Gov. Mark Sanford says when you consider where South Carolina ranks on most measures of educational excellence, why wouldn't we want to try something that's working well someplace else? He just returned from Milwaukee, which was the first place in the nation to try using public vouchers to send low-income children to private schools.

"I think that what was incredible from my end is just how impressive the schools were that we visited," Gov. Sanford said Friday in his office.

State taxpayers did not pay for his trip to Milwaukee. He and several state lawmakers, including Spartanburg Rep. Doug Smith and Fountain Inn Sen. David Thomas, were invited by an Illinois-based group that advocates using tax credits for parents to send their children to private schools.

They went to see first-hand Milwaukee's voucher program, which was started in 1990. It applies only to lower-income families that make up to 175 percent of the poverty level.

The governor's "Put Parents In Charge Act", which Rep.
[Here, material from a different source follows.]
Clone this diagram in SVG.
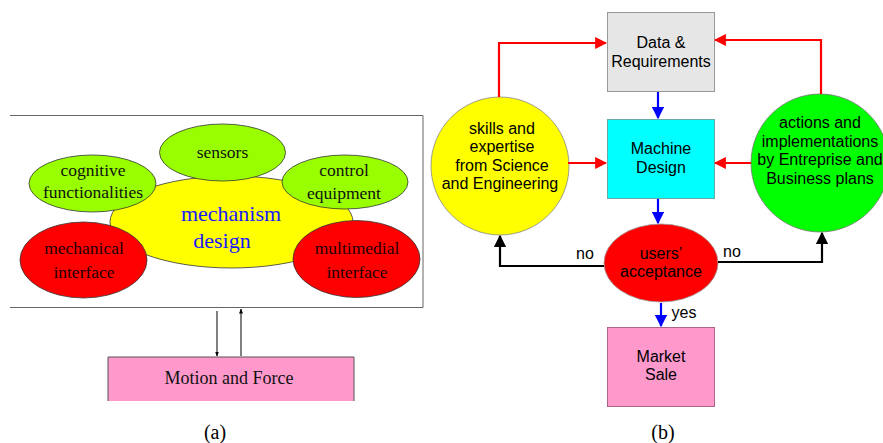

Smith has pre-filed in the House, would not include vouchers. It would give families making up to $75,000 a year the option of tax credits to send their kids to another public school, a private school or to home-school them.

"You can read about it, but it ain't the same as when you see it there in real life," Gov. Sanford said. "So it made that much more real to me that which I've read about over the years."

He was particularly impressed by the discipline and order at the schools he visited. The schools were much smaller than a typical public school. Students wore uniforms and did up to an hour-and-a-half of homework every night.

Here in South Carolina, a group made up of the state PTA, School Boards Association and school administrators has formed to fight the governor's proposal. Leni Patterson, chairman of the Laurens 55 school board, said at an October news conference, "The diversion of public funds away from supporting already-underfunded public schools is a detriment not only to low-performing schools but also to high-performing ones as well. Why would we knowingly spend taxpayer money on an approach that research has shown to have a negative impact on our children and not shown results?" 

"Then there's a giant conspiracy going on up in Milwaukee," Gov. Sanford says of that claim, "because when you talk to school board members, when you talk to kids, when you talk to the leadership in the chamber (of commerce) organization itself, when you talk to a whole host of folks involved in the educational process, and when you talk to parents, they like what they're getting."

He says the results speak for themselves. Since the voucher system has been in place in Milwaukee, the dropout rate has fallen by ten percentage points. Test scores of the students in the private schools have gone up, and so have the scores of students who remain in the public schools.

And the governor points to a study by a Harvard economist that found that state per-pupil spending in public schools has actually gone up, not down, since vouchers have been in place. That's because the voucher is worth less money than what the state was giving a school for each student. If a child leaves a public school, the school still gets a portion of that child's money from the state.

While school officials and many Democrats in South Carolina are fighting his plan, the governor says it was Democrats in Milwaukee who first proposed vouchers, and school board members are solidly behind the system.

"So why people would fight against an idea that is progressive in nature, that gives to parents the same choice that a lot of wealthy parents already have and exercise currently, to me doesn't make sense."